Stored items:
+++
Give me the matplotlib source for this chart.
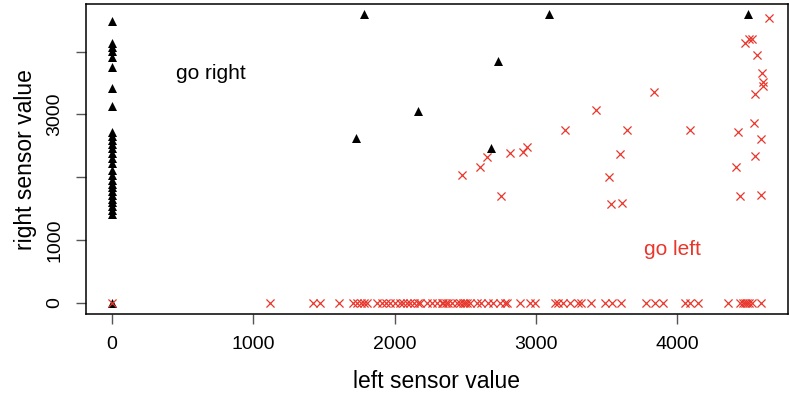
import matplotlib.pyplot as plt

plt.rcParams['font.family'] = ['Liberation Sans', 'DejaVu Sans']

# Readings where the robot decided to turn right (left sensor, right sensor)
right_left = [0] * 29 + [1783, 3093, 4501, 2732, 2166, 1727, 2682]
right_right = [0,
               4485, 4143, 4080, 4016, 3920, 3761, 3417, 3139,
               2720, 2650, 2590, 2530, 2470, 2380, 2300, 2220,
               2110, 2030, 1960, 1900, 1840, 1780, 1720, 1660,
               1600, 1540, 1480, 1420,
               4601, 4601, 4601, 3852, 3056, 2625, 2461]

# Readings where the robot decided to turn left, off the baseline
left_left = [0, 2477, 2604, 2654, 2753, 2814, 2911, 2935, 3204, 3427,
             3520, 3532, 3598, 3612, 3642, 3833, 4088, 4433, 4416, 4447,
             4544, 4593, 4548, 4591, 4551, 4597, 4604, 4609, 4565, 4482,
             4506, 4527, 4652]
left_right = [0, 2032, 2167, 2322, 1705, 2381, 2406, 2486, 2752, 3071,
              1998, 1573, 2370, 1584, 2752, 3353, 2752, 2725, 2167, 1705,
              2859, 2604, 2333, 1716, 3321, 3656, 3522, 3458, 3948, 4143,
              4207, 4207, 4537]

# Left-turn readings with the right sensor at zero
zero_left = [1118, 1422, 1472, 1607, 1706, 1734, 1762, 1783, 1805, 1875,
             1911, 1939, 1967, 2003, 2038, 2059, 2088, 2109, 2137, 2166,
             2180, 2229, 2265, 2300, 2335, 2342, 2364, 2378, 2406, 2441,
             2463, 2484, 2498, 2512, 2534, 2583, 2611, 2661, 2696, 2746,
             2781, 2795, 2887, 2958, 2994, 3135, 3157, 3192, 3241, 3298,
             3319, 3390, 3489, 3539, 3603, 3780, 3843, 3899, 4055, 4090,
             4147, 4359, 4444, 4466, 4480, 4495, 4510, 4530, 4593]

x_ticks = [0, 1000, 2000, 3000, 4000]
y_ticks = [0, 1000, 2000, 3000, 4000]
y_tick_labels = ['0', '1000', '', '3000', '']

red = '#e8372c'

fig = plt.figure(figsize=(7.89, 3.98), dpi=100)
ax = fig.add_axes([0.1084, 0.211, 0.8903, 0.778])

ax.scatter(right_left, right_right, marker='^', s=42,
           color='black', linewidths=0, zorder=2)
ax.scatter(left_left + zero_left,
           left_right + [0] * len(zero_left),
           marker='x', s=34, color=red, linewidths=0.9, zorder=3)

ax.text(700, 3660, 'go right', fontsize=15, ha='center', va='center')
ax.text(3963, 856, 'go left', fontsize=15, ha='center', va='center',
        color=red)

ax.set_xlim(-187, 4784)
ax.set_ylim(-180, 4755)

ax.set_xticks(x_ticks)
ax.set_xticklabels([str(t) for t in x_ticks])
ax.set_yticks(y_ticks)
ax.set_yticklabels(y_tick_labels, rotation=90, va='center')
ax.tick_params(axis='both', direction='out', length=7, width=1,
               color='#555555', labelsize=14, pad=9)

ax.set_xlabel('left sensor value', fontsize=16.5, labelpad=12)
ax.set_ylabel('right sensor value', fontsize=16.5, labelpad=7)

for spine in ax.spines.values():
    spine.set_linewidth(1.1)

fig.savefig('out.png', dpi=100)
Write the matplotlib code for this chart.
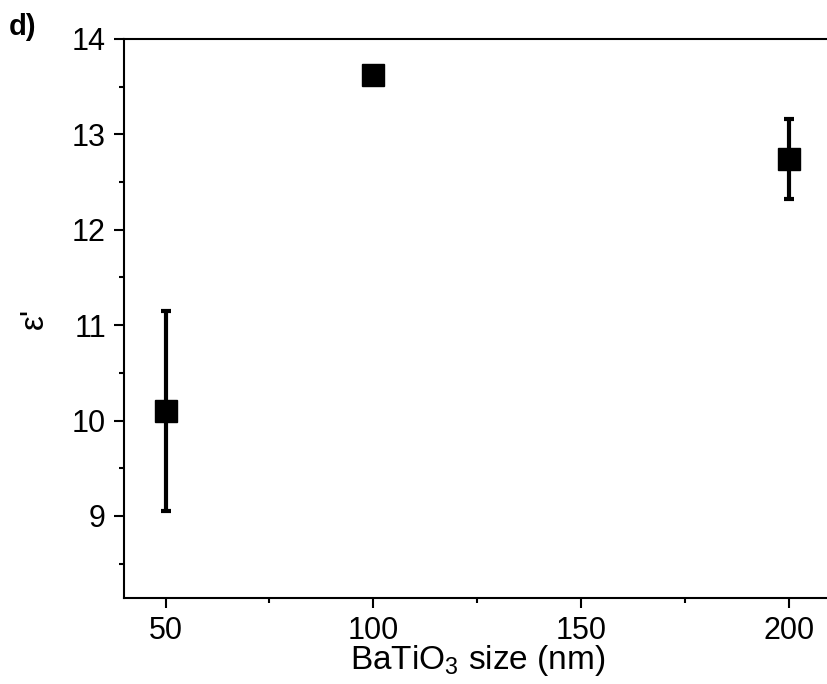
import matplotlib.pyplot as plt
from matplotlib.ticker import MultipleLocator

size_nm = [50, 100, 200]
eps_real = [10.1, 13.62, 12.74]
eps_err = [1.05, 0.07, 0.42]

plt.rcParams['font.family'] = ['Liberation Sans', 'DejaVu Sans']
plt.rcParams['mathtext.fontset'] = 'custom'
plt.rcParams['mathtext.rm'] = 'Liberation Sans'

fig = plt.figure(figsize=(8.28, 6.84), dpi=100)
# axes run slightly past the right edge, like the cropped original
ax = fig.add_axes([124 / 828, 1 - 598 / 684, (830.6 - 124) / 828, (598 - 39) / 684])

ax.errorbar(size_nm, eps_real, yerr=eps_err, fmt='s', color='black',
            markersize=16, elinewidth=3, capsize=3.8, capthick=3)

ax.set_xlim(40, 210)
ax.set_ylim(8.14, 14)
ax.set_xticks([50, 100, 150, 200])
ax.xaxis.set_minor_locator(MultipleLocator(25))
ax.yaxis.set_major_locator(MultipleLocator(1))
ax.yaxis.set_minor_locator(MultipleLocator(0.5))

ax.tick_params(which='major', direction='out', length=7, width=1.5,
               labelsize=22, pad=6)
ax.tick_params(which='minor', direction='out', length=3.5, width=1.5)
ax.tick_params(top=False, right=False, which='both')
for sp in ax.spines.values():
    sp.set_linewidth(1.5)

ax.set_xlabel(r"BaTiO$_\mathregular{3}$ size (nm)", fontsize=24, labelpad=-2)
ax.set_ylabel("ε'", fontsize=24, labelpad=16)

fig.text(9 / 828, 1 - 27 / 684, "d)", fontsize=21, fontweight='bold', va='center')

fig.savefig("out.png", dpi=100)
+++
• **AIM**:
Please list every line of the records that contains "this".

• **CORRECT RESULT**:
Give me the matplotlib source for this chart.
Write the matplotlib code for this chart.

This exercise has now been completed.